Saturday, March 9, 2013

Library Shelf: Triumph

When Texas raided the Yearning for Zion Ranch in 2008, I followed the news stories for months. I felt an emotional connection with the secluded FLDS children who had been suddenly thrust into an environment they had been taught would threaten their eternal souls, separated from their families, faced with unfamiliar food and clothing, trying to make sense of a culture foreign to them. Having grown up in a cult myself, I was ready and willing to be a foster parent to any of those kids, had it been possible!

So I was thrilled to discover this book by Carolyn Jessop, an ex-wife of the YFZ cult leader. During the proceedings in Texas, she became an adviser to state authorities about what they were dealing with in the FLDS. And by the end of the first chapter of this book, she became one of my favorite heroines.
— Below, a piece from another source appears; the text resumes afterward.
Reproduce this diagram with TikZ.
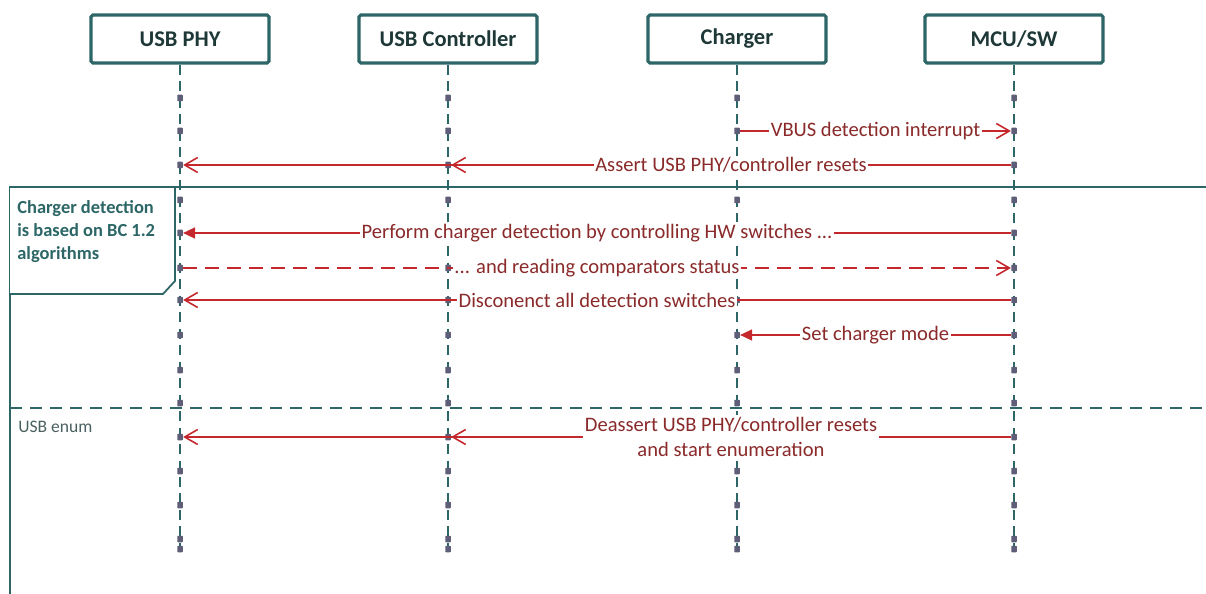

I cannot recommend Triumph highly enough. This is the story of a brave woman's determination to leave the patriarchal, abusive, totalitarian Fundamentalist Church of Jesus Christ of Latter-Day Saints cult and her struggle to create a brand-new life for herself and her eight children. Read an excerpt here.

I love that Carolyn takes the time to recount how her mind slowly changed along the way, the radio programs that gave her a new perspective on healthy relationships, the secret trips to work out at Curves,  how she experimented and waited until she was ready to thoroughly leave patriarchy behind. Hers was no sudden decision but a methodical plan based on new beliefs and thought patterns that gradually overwrote the old.

Carolyn with her sister-wives

"But the men were onto something: exercise is dangerous. Once women start getting control over their bodies, they think about getting control over their lives. After a woman loses fifteen pounds and likes the way she looks, having that ninth or tenth child is less appealing. Getting in touch with her body puts her in touch with other areas of her life, like sexuality. Women who claimed sexual power were as threatening to the FLDS as women who claimed any other power. We weren’t supposed to have sexual needs; we were merely the breeding stock that kept the cult replenished."
Carolyn's story has its disappointments and setbacks (her oldest daughter later returned to the cult), but it is overwhelmingly inspiring. And the chapter on homeschooling should be required reading for every state legislator.